■ WORK INSTRUCTIONS ■
Reproduce exactly the lines below, from the first through the one containing "ax = fig.add_axes([0.232, 0.304, 0.734, 0.692])", and nothing more.

■ SOURCE RECORDS ■

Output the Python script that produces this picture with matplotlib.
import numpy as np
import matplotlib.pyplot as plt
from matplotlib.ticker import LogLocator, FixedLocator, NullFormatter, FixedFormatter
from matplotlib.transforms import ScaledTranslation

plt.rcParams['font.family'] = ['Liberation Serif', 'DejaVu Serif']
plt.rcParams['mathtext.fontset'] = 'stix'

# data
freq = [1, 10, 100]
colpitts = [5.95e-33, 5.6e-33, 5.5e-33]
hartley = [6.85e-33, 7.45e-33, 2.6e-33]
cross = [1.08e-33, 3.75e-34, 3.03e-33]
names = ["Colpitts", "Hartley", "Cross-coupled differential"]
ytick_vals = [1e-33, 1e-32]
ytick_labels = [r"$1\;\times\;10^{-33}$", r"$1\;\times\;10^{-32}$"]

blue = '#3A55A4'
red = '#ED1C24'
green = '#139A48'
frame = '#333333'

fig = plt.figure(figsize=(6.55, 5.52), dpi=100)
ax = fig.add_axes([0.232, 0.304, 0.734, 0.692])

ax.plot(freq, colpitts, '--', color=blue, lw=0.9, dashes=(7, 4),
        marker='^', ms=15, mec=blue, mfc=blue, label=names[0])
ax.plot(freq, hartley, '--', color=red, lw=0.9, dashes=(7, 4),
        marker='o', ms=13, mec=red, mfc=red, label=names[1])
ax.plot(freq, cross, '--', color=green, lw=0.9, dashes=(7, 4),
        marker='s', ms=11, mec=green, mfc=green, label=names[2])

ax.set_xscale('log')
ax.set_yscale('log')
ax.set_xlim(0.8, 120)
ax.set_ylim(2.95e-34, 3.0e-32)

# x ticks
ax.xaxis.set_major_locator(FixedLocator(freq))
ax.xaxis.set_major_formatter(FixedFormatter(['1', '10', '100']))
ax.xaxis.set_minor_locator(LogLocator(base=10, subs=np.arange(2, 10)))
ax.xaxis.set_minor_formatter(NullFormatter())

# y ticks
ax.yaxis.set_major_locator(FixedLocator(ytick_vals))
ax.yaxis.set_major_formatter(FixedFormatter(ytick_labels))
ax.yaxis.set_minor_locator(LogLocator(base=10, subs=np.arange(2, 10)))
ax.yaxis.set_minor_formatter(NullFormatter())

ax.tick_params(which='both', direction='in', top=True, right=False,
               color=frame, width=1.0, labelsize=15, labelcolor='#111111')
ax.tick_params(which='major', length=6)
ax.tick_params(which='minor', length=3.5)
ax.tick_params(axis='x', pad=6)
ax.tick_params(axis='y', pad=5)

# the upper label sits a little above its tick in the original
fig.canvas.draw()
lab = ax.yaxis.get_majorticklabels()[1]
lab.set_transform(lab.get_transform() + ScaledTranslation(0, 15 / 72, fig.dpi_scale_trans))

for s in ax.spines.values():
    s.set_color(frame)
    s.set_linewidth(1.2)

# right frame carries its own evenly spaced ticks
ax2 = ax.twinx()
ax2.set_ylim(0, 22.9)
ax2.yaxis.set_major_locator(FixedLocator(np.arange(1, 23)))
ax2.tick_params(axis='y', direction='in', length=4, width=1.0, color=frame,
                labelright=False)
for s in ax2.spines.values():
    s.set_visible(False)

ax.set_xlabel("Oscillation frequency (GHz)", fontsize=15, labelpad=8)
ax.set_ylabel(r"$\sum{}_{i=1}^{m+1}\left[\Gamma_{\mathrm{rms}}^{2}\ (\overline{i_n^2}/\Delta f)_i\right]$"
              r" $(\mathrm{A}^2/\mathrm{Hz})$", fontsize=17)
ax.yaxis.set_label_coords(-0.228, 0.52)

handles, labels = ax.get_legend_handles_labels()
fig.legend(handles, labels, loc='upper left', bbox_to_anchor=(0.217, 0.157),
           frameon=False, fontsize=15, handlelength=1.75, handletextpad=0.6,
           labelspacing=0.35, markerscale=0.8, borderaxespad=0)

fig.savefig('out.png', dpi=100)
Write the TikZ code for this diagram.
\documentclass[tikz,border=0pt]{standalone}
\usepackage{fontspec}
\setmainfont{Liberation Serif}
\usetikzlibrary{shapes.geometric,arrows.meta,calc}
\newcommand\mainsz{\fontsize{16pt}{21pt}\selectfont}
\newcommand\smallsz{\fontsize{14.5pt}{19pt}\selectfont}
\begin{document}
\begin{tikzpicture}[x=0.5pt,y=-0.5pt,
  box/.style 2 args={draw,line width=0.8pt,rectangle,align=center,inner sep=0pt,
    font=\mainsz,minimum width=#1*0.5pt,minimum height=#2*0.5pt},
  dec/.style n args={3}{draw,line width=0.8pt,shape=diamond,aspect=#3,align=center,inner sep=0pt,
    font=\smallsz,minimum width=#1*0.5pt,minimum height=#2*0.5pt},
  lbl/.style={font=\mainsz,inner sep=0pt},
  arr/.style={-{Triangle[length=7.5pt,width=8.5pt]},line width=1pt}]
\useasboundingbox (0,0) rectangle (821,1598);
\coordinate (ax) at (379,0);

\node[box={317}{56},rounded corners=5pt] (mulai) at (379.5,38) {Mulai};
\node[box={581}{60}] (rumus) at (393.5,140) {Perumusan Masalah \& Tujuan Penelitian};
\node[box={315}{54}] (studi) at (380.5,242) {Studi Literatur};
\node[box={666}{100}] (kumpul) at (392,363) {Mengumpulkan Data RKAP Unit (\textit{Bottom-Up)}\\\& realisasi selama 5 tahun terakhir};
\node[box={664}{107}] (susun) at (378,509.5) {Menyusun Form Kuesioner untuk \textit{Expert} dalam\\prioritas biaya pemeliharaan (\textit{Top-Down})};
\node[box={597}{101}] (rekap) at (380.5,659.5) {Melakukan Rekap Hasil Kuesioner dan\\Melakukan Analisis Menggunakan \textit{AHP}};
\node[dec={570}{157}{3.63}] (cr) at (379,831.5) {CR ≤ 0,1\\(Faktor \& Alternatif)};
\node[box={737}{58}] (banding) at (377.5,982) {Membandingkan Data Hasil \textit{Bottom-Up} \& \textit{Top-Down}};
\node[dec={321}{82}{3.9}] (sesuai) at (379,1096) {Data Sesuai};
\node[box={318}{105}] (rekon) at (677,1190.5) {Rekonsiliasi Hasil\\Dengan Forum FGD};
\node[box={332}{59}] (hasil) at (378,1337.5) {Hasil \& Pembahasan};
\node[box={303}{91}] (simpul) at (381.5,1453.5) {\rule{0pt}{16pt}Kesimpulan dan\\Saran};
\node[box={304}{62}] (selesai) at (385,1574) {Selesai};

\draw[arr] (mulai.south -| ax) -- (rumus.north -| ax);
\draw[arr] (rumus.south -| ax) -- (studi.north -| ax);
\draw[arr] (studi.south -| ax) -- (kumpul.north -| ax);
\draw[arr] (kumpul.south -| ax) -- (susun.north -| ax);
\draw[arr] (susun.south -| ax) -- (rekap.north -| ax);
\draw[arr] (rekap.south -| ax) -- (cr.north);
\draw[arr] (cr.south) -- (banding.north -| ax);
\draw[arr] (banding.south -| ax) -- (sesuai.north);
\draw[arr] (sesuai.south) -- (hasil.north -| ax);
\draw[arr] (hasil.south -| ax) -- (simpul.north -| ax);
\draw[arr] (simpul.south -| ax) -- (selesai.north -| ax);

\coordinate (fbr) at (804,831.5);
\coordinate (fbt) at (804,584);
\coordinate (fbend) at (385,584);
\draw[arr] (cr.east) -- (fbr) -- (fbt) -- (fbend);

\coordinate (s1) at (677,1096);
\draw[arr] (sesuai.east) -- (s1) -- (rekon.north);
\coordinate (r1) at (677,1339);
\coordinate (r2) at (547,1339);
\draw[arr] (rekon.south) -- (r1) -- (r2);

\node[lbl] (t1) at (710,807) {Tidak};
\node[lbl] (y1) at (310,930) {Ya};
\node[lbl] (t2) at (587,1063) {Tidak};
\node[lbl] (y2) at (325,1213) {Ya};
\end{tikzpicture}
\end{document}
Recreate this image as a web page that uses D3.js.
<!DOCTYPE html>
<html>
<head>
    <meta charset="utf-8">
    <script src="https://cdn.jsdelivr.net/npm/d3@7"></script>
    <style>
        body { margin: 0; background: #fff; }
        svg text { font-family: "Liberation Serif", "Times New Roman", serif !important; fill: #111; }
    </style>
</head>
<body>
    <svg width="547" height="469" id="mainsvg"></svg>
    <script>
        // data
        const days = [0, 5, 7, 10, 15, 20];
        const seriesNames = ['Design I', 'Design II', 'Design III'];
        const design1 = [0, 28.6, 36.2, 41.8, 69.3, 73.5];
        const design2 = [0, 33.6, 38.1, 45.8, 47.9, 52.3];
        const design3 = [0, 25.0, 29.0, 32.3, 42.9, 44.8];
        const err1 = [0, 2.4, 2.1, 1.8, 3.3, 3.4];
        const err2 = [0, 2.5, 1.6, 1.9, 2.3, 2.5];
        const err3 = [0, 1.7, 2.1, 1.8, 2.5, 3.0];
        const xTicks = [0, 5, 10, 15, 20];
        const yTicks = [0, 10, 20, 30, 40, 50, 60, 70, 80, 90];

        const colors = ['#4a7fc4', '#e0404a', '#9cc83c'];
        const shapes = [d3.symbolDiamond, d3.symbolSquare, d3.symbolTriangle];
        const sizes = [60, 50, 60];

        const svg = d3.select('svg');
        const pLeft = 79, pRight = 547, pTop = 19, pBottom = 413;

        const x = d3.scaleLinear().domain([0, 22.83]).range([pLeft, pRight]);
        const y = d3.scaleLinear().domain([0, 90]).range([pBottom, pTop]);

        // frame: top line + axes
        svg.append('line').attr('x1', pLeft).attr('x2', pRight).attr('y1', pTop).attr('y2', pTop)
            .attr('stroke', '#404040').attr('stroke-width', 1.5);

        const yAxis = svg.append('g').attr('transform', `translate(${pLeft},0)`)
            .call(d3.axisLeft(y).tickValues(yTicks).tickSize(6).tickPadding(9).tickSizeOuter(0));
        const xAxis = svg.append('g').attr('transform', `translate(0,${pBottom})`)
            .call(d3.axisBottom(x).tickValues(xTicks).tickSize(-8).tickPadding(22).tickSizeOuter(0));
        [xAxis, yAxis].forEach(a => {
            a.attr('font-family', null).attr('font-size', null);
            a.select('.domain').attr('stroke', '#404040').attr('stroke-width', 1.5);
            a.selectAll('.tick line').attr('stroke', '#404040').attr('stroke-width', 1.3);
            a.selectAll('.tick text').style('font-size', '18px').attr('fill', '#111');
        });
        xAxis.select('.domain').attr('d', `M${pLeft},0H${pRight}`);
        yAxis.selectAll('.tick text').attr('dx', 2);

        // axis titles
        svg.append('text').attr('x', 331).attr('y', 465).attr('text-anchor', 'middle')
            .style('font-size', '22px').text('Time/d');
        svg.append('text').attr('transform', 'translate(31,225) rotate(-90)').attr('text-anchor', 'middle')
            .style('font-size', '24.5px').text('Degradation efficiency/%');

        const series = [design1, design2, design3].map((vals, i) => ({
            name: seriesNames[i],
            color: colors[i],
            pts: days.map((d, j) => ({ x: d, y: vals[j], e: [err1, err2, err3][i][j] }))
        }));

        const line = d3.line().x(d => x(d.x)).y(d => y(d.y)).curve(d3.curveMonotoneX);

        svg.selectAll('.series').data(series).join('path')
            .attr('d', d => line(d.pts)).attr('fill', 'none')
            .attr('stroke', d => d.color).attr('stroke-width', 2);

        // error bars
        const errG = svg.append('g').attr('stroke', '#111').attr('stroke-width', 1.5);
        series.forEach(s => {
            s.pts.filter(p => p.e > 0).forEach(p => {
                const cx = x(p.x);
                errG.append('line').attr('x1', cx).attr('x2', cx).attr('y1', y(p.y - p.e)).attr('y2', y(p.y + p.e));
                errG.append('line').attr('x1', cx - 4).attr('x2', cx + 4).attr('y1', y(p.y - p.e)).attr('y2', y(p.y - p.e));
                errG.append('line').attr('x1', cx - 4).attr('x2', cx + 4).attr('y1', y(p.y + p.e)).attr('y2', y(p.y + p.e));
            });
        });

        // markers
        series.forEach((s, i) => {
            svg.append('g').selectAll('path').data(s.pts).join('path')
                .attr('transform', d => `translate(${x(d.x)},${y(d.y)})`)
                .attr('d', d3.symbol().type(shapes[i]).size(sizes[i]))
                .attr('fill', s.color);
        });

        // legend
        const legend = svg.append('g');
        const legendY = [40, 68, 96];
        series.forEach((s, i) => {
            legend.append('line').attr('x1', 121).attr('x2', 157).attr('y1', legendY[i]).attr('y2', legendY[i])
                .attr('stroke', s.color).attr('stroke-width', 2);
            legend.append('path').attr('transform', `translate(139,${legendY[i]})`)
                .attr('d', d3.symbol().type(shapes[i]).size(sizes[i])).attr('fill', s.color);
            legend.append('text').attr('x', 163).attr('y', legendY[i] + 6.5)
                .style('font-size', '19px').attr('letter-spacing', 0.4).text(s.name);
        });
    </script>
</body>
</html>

■ SOLUTION TO THIS EXERCISE ■
Output the Python script that produces this picture with matplotlib.
import numpy as np
import matplotlib.pyplot as plt
from matplotlib.ticker import LogLocator, FixedLocator, NullFormatter, FixedFormatter
from matplotlib.transforms import ScaledTranslation

plt.rcParams['font.family'] = ['Liberation Serif', 'DejaVu Serif']
plt.rcParams['mathtext.fontset'] = 'stix'

# data
freq = [1, 10, 100]
colpitts = [5.95e-33, 5.6e-33, 5.5e-33]
hartley = [6.85e-33, 7.45e-33, 2.6e-33]
cross = [1.08e-33, 3.75e-34, 3.03e-33]
names = ["Colpitts", "Hartley", "Cross-coupled differential"]
ytick_vals = [1e-33, 1e-32]
ytick_labels = [r"$1\;\times\;10^{-33}$", r"$1\;\times\;10^{-32}$"]

blue = '#3A55A4'
red = '#ED1C24'
green = '#139A48'
frame = '#333333'

fig = plt.figure(figsize=(6.55, 5.52), dpi=100)
ax = fig.add_axes([0.232, 0.304, 0.734, 0.692])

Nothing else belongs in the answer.